Георгий Сатаров:
Но это говорит и о реальной независимости вашего Конституционного суда от исполнительной власти, что является одной из важнейших основ институциональной демократии. Ваши политики, судя по всему, на ее принципы не покушались и не покушаются. Российские политики в данном отношении менее щепетильны, и у нас многие склонны объяснять это попустительством со стороны общества, проистекающим, в свою очередь, из неразвитости его демократической культуры.
И я хочу спросить: если ваша политическая элита признала демократические правила политической игры безальтернативными, то чем она руководствовалась? Своими собственными ценностями, отличающимися от ценностей населения, или ценностями населения, которому авторитарная политическая культура несвойственна? Какова сегодня эта культура?Владимир Бачишин:
Если говорить об элите, то преобладающая ее часть изначально ориентировалась на вхождение в Большую Европу. На это ориентировалось и правительство Мечьяра, но оно хотело вступить в Евросоюз на собственных условиях, предполагавших одобрение со стороны ЕС проводимой в стране политики. Естественно, что при такой установке попирать нормы институциональной демократии, заложенные в нашей Конституции (она, кстати, была Евросоюзом одобрена), было невозможно.
Другое дело, что в ЕС были тогда к словацкому руководству и другие претензии. Поэтому в 1997 году Брюссель отказался начать со Словакией переговоры об ее вступлении в Евросоюз. Но, повторяю, установка на вхождение в него первоначально существовала, и эта установка консолидировала большинство нашего политического класса. Поэтому выдвигать какую-то альтернативу демократии никому не могло прийти даже в голову.
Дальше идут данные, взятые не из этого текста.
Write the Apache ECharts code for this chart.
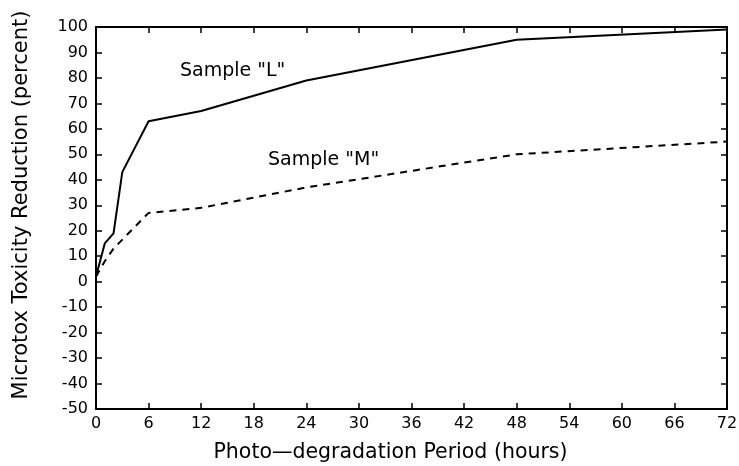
<!DOCTYPE html>
<html><head><meta charset="utf-8">
<script src="https://cdn.jsdelivr.net/npm/echarts@6/dist/echarts.min.js"></script>
<style>html,body{margin:0;padding:0;background:#fff}#c{width:739px;height:466px}</style>
</head><body><div id="c"></div>
<script>
const hoursL = [0, 1, 2, 3, 6, 12, 24, 48, 72];
const sampleL = [2, 15, 19, 43, 63, 67, 79, 95, 99];
const hoursM = [0, 1, 2, 6, 12, 24, 48, 72];
const sampleM = [2, 8, 13, 27, 29, 37, 50, 55];
const labelL = 'Sample "L"';
const labelM = 'Sample "M"';

const font = 'DejaVu Sans';
const chart = echarts.init(document.getElementById('c'));
const axisLine = {show: true, onZero: false, lineStyle: {color: '#000', width: 2}};
const tick = {show: true, inside: true, length: 6, lineStyle: {color: '#000', width: 1.5}};
chart.setOption({
  animation: false,
  grid: {left: 96, right: 12, top: 27, bottom: 57, containLabel: false, outerBoundsMode: 'none'},
  xAxis: [{
    type: 'value', min: 0, max: 72, interval: 6,
    axisLine, axisTick: tick, splitLine: {show: false},
    axisLabel: {color: '#000', fontSize: 16, fontFamily: font, margin: 7},
    name: 'Photo\u2014degradation Period (hours)', nameLocation: 'middle', nameGap: 33,
    nameTextStyle: {color: '#000', fontSize: 20.5, fontFamily: font, padding: [0, 42, 0, 0]}
  }, {
    type: 'value', position: 'top', min: 0, max: 72, interval: 6,
    axisLine, axisTick: tick, axisLabel: {show: false}, splitLine: {show: false}
  }],
  yAxis: [{
    type: 'value', min: -50, max: 100, interval: 10,
    axisLine, axisTick: tick, splitLine: {show: false},
    axisLabel: {color: '#000', fontSize: 16, fontFamily: font, margin: 8},
    name: 'Microtox Toxicity Reduction (percent)', nameLocation: 'middle', nameGap: 64,
    nameTextStyle: {color: '#000', fontSize: 21, fontFamily: font, padding: [0, 0, 0, 26]}
  }, {
    type: 'value', position: 'right', min: -50, max: 100, interval: 10,
    axisLine, axisTick: tick, axisLabel: {show: false}, splitLine: {show: false}
  }],
  series: [{
    type: 'line', data: hoursL.map((h, i) => [h, sampleL[i]]),
    symbol: 'none', lineStyle: {color: '#000', width: 2}
  }, {
    type: 'line', data: hoursM.map((h, i) => [h, sampleM[i]]),
    symbol: 'none', lineStyle: {color: '#000', width: 2, type: [7, 6]}
  }],
  graphic: [
    {type: 'text', left: 180, top: 62, style: {text: labelL, fill: '#000', font: '19px "DejaVu Sans"'}},
    {type: 'text', left: 268, top: 151, style: {text: labelM, fill: '#000', font: '19px "DejaVu Sans"'}}
  ]
});
</script></body></html>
Такого запроса не было и в обществе, как нет и сейчас. По данным уже упоминавшихся мной международных социологических опросов, около двух третей словаков считают демократическое устройство самым предпочтительным из всех возможных, и лишь 13% полагают, что при определенных обстоятельствах целесообразнее может быть авторитарное правление. Кстати, в Чехии доля таких людей больше – 17%…Лилия Шевцова: И чем вы это объясняете?
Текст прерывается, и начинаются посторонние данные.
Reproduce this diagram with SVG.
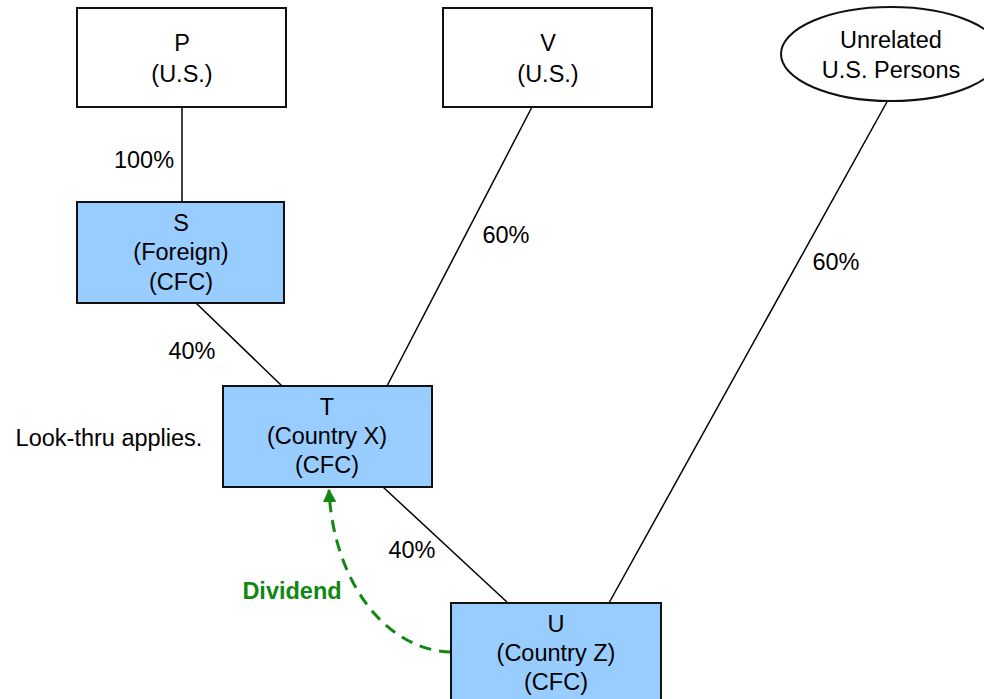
<svg xmlns="http://www.w3.org/2000/svg" width="984" height="699" viewBox="0 0 984 699">
<defs>
<style>
text{font-family:"Liberation Sans",Arial,sans-serif;font-size:23.5px;fill:#000;text-anchor:middle}
.box{fill:#fff;stroke:#111;stroke-width:2}
.cfc{fill:#99ccff;stroke:#111;stroke-width:2}
.ln{stroke:#000;stroke-width:1.5;fill:none}
.div{stroke:#118811;stroke-width:3;fill:none;stroke-dasharray:12 8}
.green{fill:#118811;font-weight:bold}
</style>
<marker id="ah" viewBox="0 0 10 10" refX="9" refY="5" markerWidth="4.5" markerHeight="4.5" orient="auto" markerUnits="strokeWidth">
<path d="M0,0 L10,5 L0,10 Z" fill="#118811"/>
</marker>
</defs>
<rect width="984" height="699" fill="#fff"/>
<g id="connectors">
<line class="ln" x1="182" y1="107" x2="182" y2="202"/>
<line class="ln" x1="196" y1="303" x2="282" y2="386"/>
<line class="ln" x1="532" y1="107" x2="387" y2="386"/>
<line class="ln" x1="383" y1="487" x2="508" y2="603"/>
<line class="ln" x1="888" y1="100" x2="609" y2="603"/>
<path class="div" d="M451,652 C383,650 333,578 329,490" marker-end="url(#ah)"/>
<text x="144" y="168">100%</text>
<text x="192" y="359">40%</text>
<text x="506" y="243">60%</text>
<text x="836" y="270">60%</text>
<text x="412" y="558">40%</text>
<text class="green" x="292" y="599">Dividend</text>
</g>
<g id="P">
<rect class="box" x="77" y="8" width="209" height="99"/>
<text x="182" y="51">P</text>
<text x="182" y="82">(U.S.)</text>
</g>
<g id="V">
<rect class="box" x="443" y="8" width="209" height="99"/>
<text x="548" y="51">V</text>
<text x="548" y="82">(U.S.)</text>
</g>
<g id="Unrelated">
<ellipse class="box" cx="891" cy="54" rx="110" ry="47"/>
<text x="891" y="48">Unrelated</text>
<text x="891" y="78">U.S. Persons</text>
</g>
<g id="S">
<rect class="cfc" x="77" y="202" width="207" height="101"/>
<text x="181" y="231">S</text>
<text x="181" y="260">(Foreign)</text>
<text x="181" y="290">(CFC)</text>
</g>
<g id="T">
<rect class="cfc" x="223" y="386" width="209" height="101"/>
<text x="327" y="415">T</text>
<text x="327" y="444">(Country X)</text>
<text x="327" y="473">(CFC)</text>
</g>
<g id="U">
<rect class="cfc" x="451" y="603" width="210" height="101"/>
<text x="556" y="632">U</text>
<text x="556" y="661">(Country Z)</text>
<text x="556" y="690">(CFC)</text>
</g>
<g id="note">
<text x="109" y="446">Look-thru applies.</text>
</g>
</svg>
Владимир Бачишин: Различия не очень значительные, и я бы не стал делать на их основании какие-то определенные выводы. Возможно, авторитарные установки сохраняются среди сторонников чешской компартии, которых довольно много и которые позволяют ей удерживаться на политической сцене.
Лилия Шевцова: В Словакии это не так?
Владимир Бачишин: Словакия в данном отношении несколько отличается, с одной стороны, от тех посткоммунистических стран, где коммунистические партии преобразовывались в социал-демократические, а с другой стороны, от Чехии, где такого преобразования не произошло. Наша компартия раскололась на две – одна из них, как и в Чехии, осталась коммунистической, а другая трансформировалась в Партию левых демократов. Первой лишь однажды, в 2002 году, удалось пробиться в парламент; в дальнейшем коммунисты свой и без того небольшой электорат растеряли. А «левые демократы» вошли в 1998 году в коалицию с правоцентристской либеральной партией Микулаша Дзуринды, сменившего Мечьяра на посту главы правительства, и участвовали в реализации нового реформаторского курса на форсированную интеграцию в Европу.